As for the arbitrary program, you could find its correspondence by converting it to lambda calculus and then converting to a proposition. If the program is expressible in the simply typed lambda calculus, you can directly see the proposition it is a proof of. Of course the simply typed lambda calculus isn't the most expressive, so people usually add more. For example, this was a proof I wrote forever ago in Idris whose type system is based on this stuff. https://github.com/jimmyhmiller/PlayGround/blob/master/idrisTests/src/AbstractAlgebra.idr (You can ignore the elab stuff which is more tradition proof system stuff. The code below is really just functional programming that gives you proofs)

@Jimmy Miller Thank you for the examples. I will have to try and understand them after watching the talk and reading the paper.

@Ivan Reese

What other things might disjunction correspond to elsewhere, say in physics or geometry, and how do we prove that?

I don't understand the physics part. Physics just uses math. As for geometry, there are a bunch of complicated stuff like homotopy type theory that deal with that kind of thing. But as you mentioned in the episode, there are unions and intersections which are sums and products in the same way disjunction and conjunction are.

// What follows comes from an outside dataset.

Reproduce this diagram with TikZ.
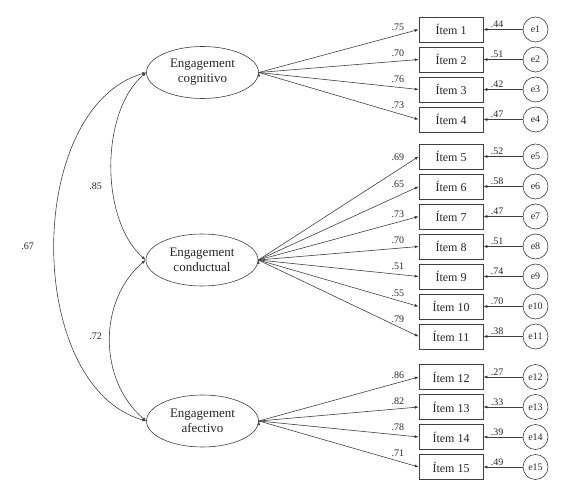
\documentclass[tikz,border=0pt]{standalone}
\usepackage{fontspec}
\setmainfont{Liberation Serif}
\usetikzlibrary{arrows.meta,shapes.geometric}

\begin{document}
\begin{tikzpicture}[x=1pt,y=-1pt]
      \tikzset{
        node distance=30pt,
        every node/.style={inner sep=0pt,text=black!85},
        factor/.style={ellipse,draw=black!75,line width=.6pt,minimum width=112pt,minimum height=52pt,align=center,font=\fontsize{13}{15}\selectfont},
        item/.style={rectangle,draw=black!75,line width=.6pt,minimum width=64pt,minimum height=25pt,font=\fontsize{12}{14}\selectfont},
        err/.style={circle,draw=black!75,line width=.6pt,minimum size=25pt,font=\fontsize{10}{12}\selectfont},
        coef/.style={font=\fontsize{10}{12}\selectfont,inner sep=1.5pt},
        lbl/.style={coef,pos=.87,above=2.5pt},
        elbl/.style={coef,pos=.65,above},
        load/.style={draw=black!75,line width=.6pt,-{Latex[length=4pt,width=3pt]}},
        corr/.style={draw=black!75,line width=.6pt,{Latex[length=4pt,width=3pt]}-{Latex[length=4pt,width=3pt]}}
      }
      \useasboundingbox (0,0) rectangle (586,486);

      % factores
      \node[factor] (f1) at (202.5,72.5) {Engagement\\cognitivo};
      \node[factor] (f2) at (202,260) {Engagement\\conductual};
      \node[factor] (f3) at (202.5,421) {Engagement\\afectivo};

      % items
      \node[item] (i1) at (451,29.5) {Ítem 1};
      \node[item,below of=i1] (i2) {Ítem 2};
      \node[item,below of=i2] (i3) {Ítem 3};
      \node[item,below of=i3] (i4) {Ítem 4};

      \node[item] (i5) at (451,156.5) {Ítem 5};
      \node[item,below of=i5] (i6) {Ítem 6};
      \node[item,below of=i6] (i7) {Ítem 7};
      \node[item,below of=i7] (i8) {Ítem 8};
      \node[item,below of=i8] (i9) {Ítem 9};
      \node[item,below of=i9] (i10) {Ítem 10};
      \node[item,below of=i10] (i11) {Ítem 11};

      \node[item] (i12) at (451,377) {Ítem 12};
      \node[item,below of=i12] (i13) {Ítem 13};
      \node[item,below of=i13] (i14) {Ítem 14};
      \node[item,below of=i14] (i15) {Ítem 15};

      % errores
      \begin{scope}[node distance=84.5pt]
      \node[err,right of=i1] (e1) {e1};
      \node[err,right of=i2] (e2) {e2};
      \node[err,right of=i3] (e3) {e3};
      \node[err,right of=i4] (e4) {e4};
      \node[err,right of=i5] (e5) {e5};
      \node[err,right of=i6] (e6) {e6};
      \node[err,right of=i7] (e7) {e7};
      \node[err,right of=i8] (e8) {e8};
      \node[err,right of=i9] (e9) {e9};
      \node[err,right of=i10] (e10) {e10};
      \node[err,right of=i11] (e11) {e11};
      \node[err,right of=i12] (e12) {e12};
      \node[err,right of=i13] (e13) {e13};
      \node[err,right of=i14] (e14) {e14};
      \node[err,right of=i15] (e15) {e15};
      \end{scope}

      % cargas factoriales
      \draw[load] (f1.east) edge node[lbl] {.75} (i1.west)
                            edge node[lbl] {.70} (i2.west)
                            edge node[lbl] {.76} (i3.west)
                            edge node[lbl] {.73} (i4.west);
      \draw[load] (f2.east) edge node[lbl,above=5.5pt] {.69} (i5.west)
                            edge node[lbl,above=4pt] {.65} (i6.west)
                            edge node[lbl] {.73} (i7.west)
                            edge node[lbl] {.70} (i8.west)
                            edge node[lbl] {.51} (i9.west)
                            edge node[lbl] {.55} (i10.west)
                            edge node[lbl] {.79} (i11.west);
      \draw[load] (f3.east) edge node[lbl] {.86} (i12.west)
                            edge node[lbl] {.82} (i13.west)
                            edge node[lbl] {.78} (i14.west)
                            edge node[lbl] {.71} (i15.west);

      % errores a items
      \draw[load] (e1) edge node[elbl] {.44} (i1)
                  (e2) edge node[elbl] {.51} (i2)
                  (e3) edge node[elbl] {.42} (i3)
                  (e4) edge node[elbl] {.47} (i4)
                  (e5) edge node[elbl] {.52} (i5)
                  (e6) edge node[elbl] {.58} (i6)
                  (e7) edge node[elbl] {.47} (i7)
                  (e8) edge node[elbl] {.51} (i8)
                  (e9) edge node[elbl] {.74} (i9)
                  (e10) edge node[elbl] {.70} (i10)
                  (e11) edge node[elbl] {.38} (i11)
                  (e12) edge node[elbl] {.27} (i12)
                  (e13) edge node[elbl] {.33} (i13)
                  (e14) edge node[elbl] {.39} (i14)
                  (e15) edge node[elbl] {.49} (i15);

      % correlaciones
      \draw[corr] (f1.west) .. controls (100,112) and (100,220) .. (f2.west);
      \draw[corr] (f2.west) .. controls (98,300) and (98,380) .. (f3.west);
      \draw[corr] (f1.west) .. controls (24,108) and (24,386) .. (f3.west);
      \node[coef] (r12) at (95.5,186) {.85};
      \node[coef] (r23) at (95.5,336) {.72};
      \node[coef] (r13) at (27.5,246) {.67};
    \end{tikzpicture}
\end{document}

@Jimmy Miller The physics thing comes from something Wadler said in the Q&A after the talk: that there are likely similar correspondences between Logic/Comp Sci and Physics (and likely other fields as well). My question has to do with… how people figure out whether there's a structure preserving mapping across disparate domains in a way that actually means something and serves as a novel contribution that others can build on. Like, if it was an easy and straightforward thing everyone would do it and there'd be a ton of them and it wouldn't be as big a deal. So clearly it's not so easy. Why? If one were hunting for new correspondences, what does that work entail? Etc.

@Ivan Reese That's what people like Frank Pfenning spend their time doing. I think the answer is to spend lots of times in lots of different formal systems looking for these connections. This kind of work is also what category theory is all about.

Yeah, but but but I don't liiiike category theory. It's haaaard and the people say mean things about CoffeeScript.